What the task requires:
Print word for word the first line of the listing below and every line after it, through the line with "import pandas as pd". Leave out the pictures and the rest.

Material provided:
####

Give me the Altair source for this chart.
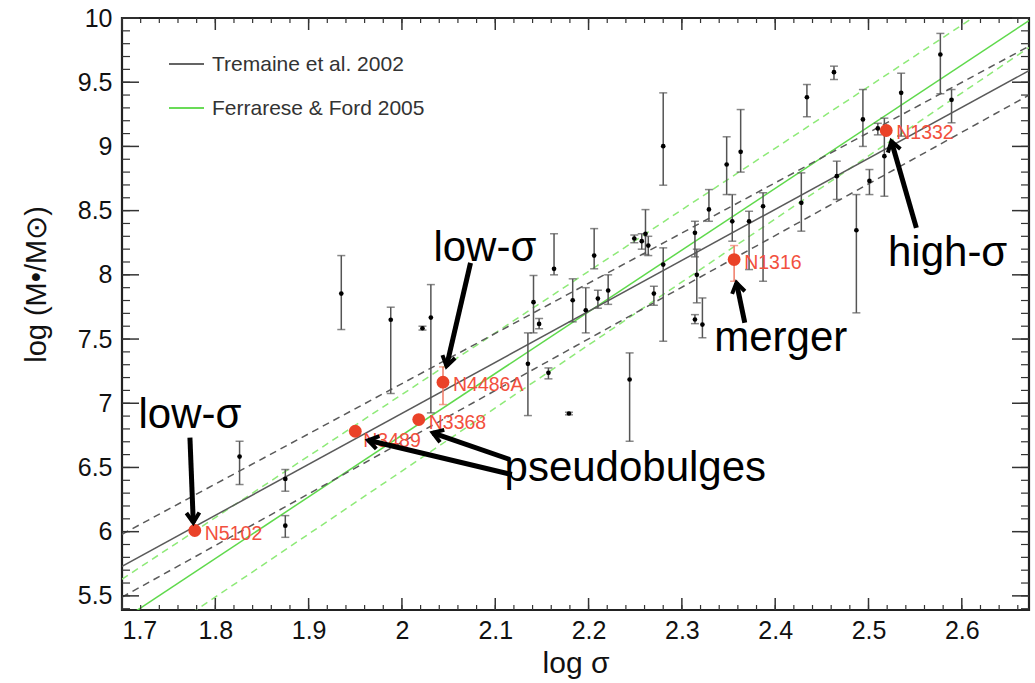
import math
import altair as alt
import pandas as pd

# ---- black hole sample: log sigma, log M, error-bar ends ----
sigma = [1.826, 1.875, 1.875, 1.935, 1.988, 2.022, 2.031, 2.135, 2.141, 2.147,
         2.157, 2.163, 2.179, 2.183, 2.197, 2.206, 2.210, 2.221, 2.244, 2.249,
         2.257, 2.261, 2.264, 2.270, 2.280, 2.280, 2.314, 2.316, 2.314, 2.322,
         2.329, 2.348, 2.354, 2.363, 2.372, 2.387, 2.428, 2.434, 2.463, 2.466,
         2.487, 2.494, 2.501, 2.510, 2.517, 2.535, 2.577, 2.589]
mass = [6.585, 6.411, 6.047, 7.854, 7.650, 7.584, 7.667, 7.307, 7.787, 7.618,
        7.237, 8.047, 6.920, 7.802, 7.724, 8.150, 7.815, 7.878, 7.185, 8.283,
        8.262, 8.319, 8.228, 7.854, 8.080, 9.002, 8.327, 8.000, 7.652, 7.613,
        8.509, 8.859, 8.417, 8.958, 8.417, 8.534, 8.561, 9.383, 9.578, 8.768,
        8.347, 9.210, 8.731, 9.140, 8.924, 9.417, 9.716, 9.363]
mass_lo = [6.367, 6.315, 5.956, 7.574, 7.076, 7.570, 6.925, 6.904, 7.548, 7.580,
           7.190, 8.000, 6.910, 7.634, 7.548, 8.047, 7.740, 7.770, 6.704, 8.250,
           8.200, 8.158, 8.150, 7.763, 7.483, 8.698, 8.140, 7.782, 7.620, 7.510,
           8.417, 8.625, 8.262, 8.800, 8.041, 7.950, 8.340, 9.231, 9.521, 8.587,
           7.704, 9.000, 8.625, 9.090, 8.612, 9.080, 9.410, 9.184]
mass_hi = [6.704, 6.484, 6.125, 8.150, 7.748, 7.600, 7.924, 7.548, 7.995, 7.660,
           7.275, 8.320, 6.930, 7.969, 7.900, 8.360, 7.880, 8.000, 7.392, 8.310,
           8.320, 8.508, 8.300, 7.911, 8.210, 9.417, 8.417, 8.200, 7.690, 7.820,
           8.664, 9.075, 8.625, 9.287, 8.495, 8.639, 8.794, 9.482, 9.625, 8.885,
           8.625, 9.443, 8.820, 9.180, 9.220, 9.570, 9.880, 9.443]

# ---- highlighted galaxies ----
special_name = ["N5102", "N3489", "N3368", "N4486A", "N1316", "N1332"]
special_sigma = [1.778, 1.950, 2.018, 2.044, 2.356, 2.519]
special_mass = [6.009, 6.782, 6.873, 7.164, 8.119, 9.124]
special_lo = [None, None, None, 6.990, 7.950, None]
special_hi = [None, None, None, 7.283, 8.228, None]

# ---- published M-sigma relations, end points over the plotted range ----
fit_sigma = [1.70, 2.672]
tremaine = [5.73, 9.59]
tremaine_hi = [5.98, 9.78]
tremaine_lo = [5.49, 9.40]
ferrarese = [5.31, 9.98]
ferrarese_hi = [5.63, 10.29]
ferrarese_lo = [5.00, 9.77]
legend_labels = ["Tremaine et al. 2002", "Ferrarese & Ford 2005"]

# ---- annotations ----
note_text = ["low-σ", "low-σ", "pseudobulges", "merger", "high-σ"]
note_sigma = [1.7728, 2.0889, 2.2501, 2.406, 2.5848]
note_mass = [6.808, 8.106, 6.398, 7.403, 8.072]
arrow_from_sigma = [1.7728, 2.0735, 2.1178, 2.1156, 2.3674, 2.5513]
arrow_from_mass = [6.733, 8.093, 6.445, 6.562, 7.626, 8.366]
arrow_to_sigma = [1.7764, 2.0478, 1.9638, 2.0330, 2.3585, 2.5245]
arrow_to_mass = [6.070, 7.288, 6.712, 6.770, 7.938, 9.040]

# ---- axes ----
x_major = [1.7, 1.8, 1.9, 2.0, 2.1, 2.2, 2.3, 2.4, 2.5, 2.6]
y_major = [5.5, 6.0, 6.5, 7.0, 7.5, 8.0, 8.5, 9.0, 9.5, 10.0]
x_minor = [round(1.7 + 0.02 * i, 2) for i in range(49)]
y_minor = [round(5.4 + 0.1 * i, 1) for i in range(47)]
X_DOMAIN = [1.7, 2.672]
Y_DOMAIN = [5.39, 10.0]

W, H = 907, 592
FONT = "Liberation Sans"

xs = alt.Scale(domain=X_DOMAIN, nice=False, zero=False)
ys = alt.Scale(domain=Y_DOMAIN, nice=False, zero=False)
x_axis = alt.Axis(values=x_major, format="~g", ticks=False, domain=False, grid=False,
                  labelFont=FONT, labelFontSize=25, labelColor="#111", labelPadding=8,
                  title="log σ", titleFont=FONT, titleFontSize=30, titleFontWeight="normal",
                  titleColor="#111", titleBaseline="alphabetic", titleY=62)
y_axis = alt.Axis(values=y_major, format="~g", ticks=False, domain=False, grid=False,
                  labelFont=FONT, labelFontSize=25, labelColor="#111", labelPadding=10,
                  title="log (M•/M⊙)", titleFont=FONT, titleFontSize=29,
                  titleFontWeight="normal", titleColor="#111", titleAngle=270,
                  titleBaseline="middle", titleAlign="center", titleX=-86, titleY=266)


def X(field):
    return alt.X(field, type="quantitative", scale=xs, axis=x_axis)


def Y(field):
    return alt.Y(field, type="quantitative", scale=ys, axis=y_axis)


pts = pd.DataFrame({"s": sigma, "m": mass, "lo": mass_lo, "hi": mass_hi})
spec = pd.DataFrame({"name": special_name, "s": special_sigma, "m": special_mass,
                     "lo": special_lo, "hi": special_hi})
spec_bars = spec.dropna()

layers = []

# fitted relations
def fit_line(vals, color, dash=None, width=1.5):
    df = pd.DataFrame({"s": fit_sigma, "m": vals})
    kw = dict(color=color, strokeWidth=width, clip=True)
    if dash:
        kw["strokeDash"] = dash
    return alt.Chart(df).mark_line(**kw).encode(x=X("s"), y=Y("m"))

GRAY = "#5a5a5a"
GREEN = "#5fd94c"
GREEN_D = "#8eea78"
layers += [
    fit_line(ferrarese_hi, GREEN_D, [7, 5]),
    fit_line(ferrarese_lo, GREEN_D, [7, 5]),
    fit_line(ferrarese, GREEN),
    fit_line(tremaine_hi, GRAY, [7, 5]),
    fit_line(tremaine_lo, GRAY, [7, 5]),
    fit_line(tremaine, GRAY),
]

# error bars and caps for the sample
layers.append(alt.Chart(pts).mark_rule(color="#555", strokeWidth=1.5).encode(
    x=X("s"), y=Y("lo"), y2="hi"))
for end in ["lo", "hi"]:
    layers.append(alt.Chart(pts).mark_tick(color="#555", orient="horizontal",
                                           size=8, thickness=1.5).encode(x=X("s"), y=Y(end)))
layers.append(alt.Chart(pts).mark_circle(color="#000", size=22, opacity=1).encode(
    x=X("s"), y=Y("m")))

# highlighted galaxies
RED = "#ea4228"
layers.append(alt.Chart(spec_bars).mark_rule(color="#f07a66", strokeWidth=1.5).encode(
    x=X("s"), y=Y("lo"), y2="hi"))
for end in ["lo", "hi"]:
    layers.append(alt.Chart(spec_bars).mark_tick(color="#f07a66", orient="horizontal",
                                                 size=8, thickness=1.5).encode(x=X("s"), y=Y(end)))
layers.append(alt.Chart(spec).mark_circle(color=RED, size=165, opacity=1).encode(
    x=X("s"), y=Y("m")))
layers.append(alt.Chart(spec).transform_filter(alt.datum.name != "N3489").mark_text(
    align="left", baseline="middle", dx=10, dy=3, font=FONT, fontSize=19.5,
    color="#f2503e").encode(x=X("s"), y=Y("m"), text="name:N"))
layers.append(alt.Chart(spec).transform_filter(alt.datum.name == "N3489").mark_text(
    align="left", baseline="middle", dx=8, dy=10, font=FONT, fontSize=19.5,
    color="#f2503e").encode(x=X("s"), y=Y("m"), text="name:N"))

# axis ticks on all four sides, pointing inward
def ticks(values, axis, length, width):
    df = pd.DataFrame({"v": values})
    base = alt.Chart(df).mark_rule(color="#333", strokeWidth=width)
    if axis == "x":
        return [base.encode(x=X("v"), y=alt.value(H), y2=alt.value(H - length)),
                base.encode(x=X("v"), y=alt.value(0), y2=alt.value(length))]
    return [base.encode(y=Y("v"), x=alt.value(0), x2=alt.value(length)),
            base.encode(y=Y("v"), x=alt.value(W), x2=alt.value(W - length))]

layers += ticks(x_minor, "x", 5, 1.2)
layers += ticks(x_major, "x", 12, 1.5)
layers += ticks(y_minor, "y", 8, 1.2)
layers += ticks(y_major, "y", 17, 1.5)

# legend
leg = alt.Chart(pd.DataFrame({"t": legend_labels}))
layers += [
    leg.mark_rule(color=GRAY, strokeWidth=1.5).encode(x=alt.value(47), x2=alt.value(82), y=alt.value(46)),
    leg.mark_rule(color=GREEN, strokeWidth=1.5).encode(x=alt.value(47), x2=alt.value(82), y=alt.value(90)),
    leg.transform_filter(alt.datum.t == legend_labels[0]).mark_text(
        align="left", baseline="middle", font=FONT, fontSize=21, color="#333").encode(
        x=alt.value(90), y=alt.value(47), text="t:N"),
    leg.transform_filter(alt.datum.t == legend_labels[1]).mark_text(
        align="left", baseline="middle", font=FONT, fontSize=21, color="#333").encode(
        x=alt.value(90), y=alt.value(91), text="t:N"),
]

# annotation text and arrows
notes = pd.DataFrame({"t": note_text, "s": note_sigma, "m": note_mass})
layers.append(alt.Chart(notes).mark_text(align="center", baseline="alphabetic", font=FONT,
                                         fontSize=42, color="#000").encode(
    x=X("s"), y=Y("m"), text="t:N"))

px_x = W / (X_DOMAIN[1] - X_DOMAIN[0])
px_y = H / (Y_DOMAIN[1] - Y_DOMAIN[0])
head_angle = []
for s0, m0, s1, m1 in zip(arrow_from_sigma, arrow_from_mass, arrow_to_sigma, arrow_to_mass):
    dx = (s1 - s0) * px_x
    dy = -(m1 - m0) * px_y
    head_angle.append(math.degrees(math.atan2(dx, -dy)) % 360)
arrows = pd.DataFrame({"s0": arrow_from_sigma, "m0": arrow_from_mass,
                       "s1": arrow_to_sigma, "m1": arrow_to_mass, "ang": head_angle})
layers.append(alt.Chart(arrows).mark_rule(color="#000", strokeWidth=5).encode(
    x=X("s0"), y=Y("m0"), x2="s1", y2="m1"))
layers.append(alt.Chart(arrows).mark_point(
    shape="M -0.62 0.95 L 0 0 L 0.62 0.95", filled=False, color="#000",
    strokeWidth=4, size=440, opacity=1, strokeJoin="miter").encode(
    x=X("s1"), y=Y("m1"), angle=alt.Angle("ang:Q", scale=None)))

chart = alt.layer(*layers).properties(
    width=W, height=H,
    padding={"left": 122, "top": 18, "right": 6, "bottom": 73},
    autosize=alt.AutoSizeParams(type="none"),
    background="white",
).configure_view(stroke="#222", strokeWidth=2.2)

chart.save("out.html", embed_options={"renderer": "svg", "actions": False})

####

Correct response:
Give me the Altair source for this chart.
import math
import altair as alt
import pandas as pd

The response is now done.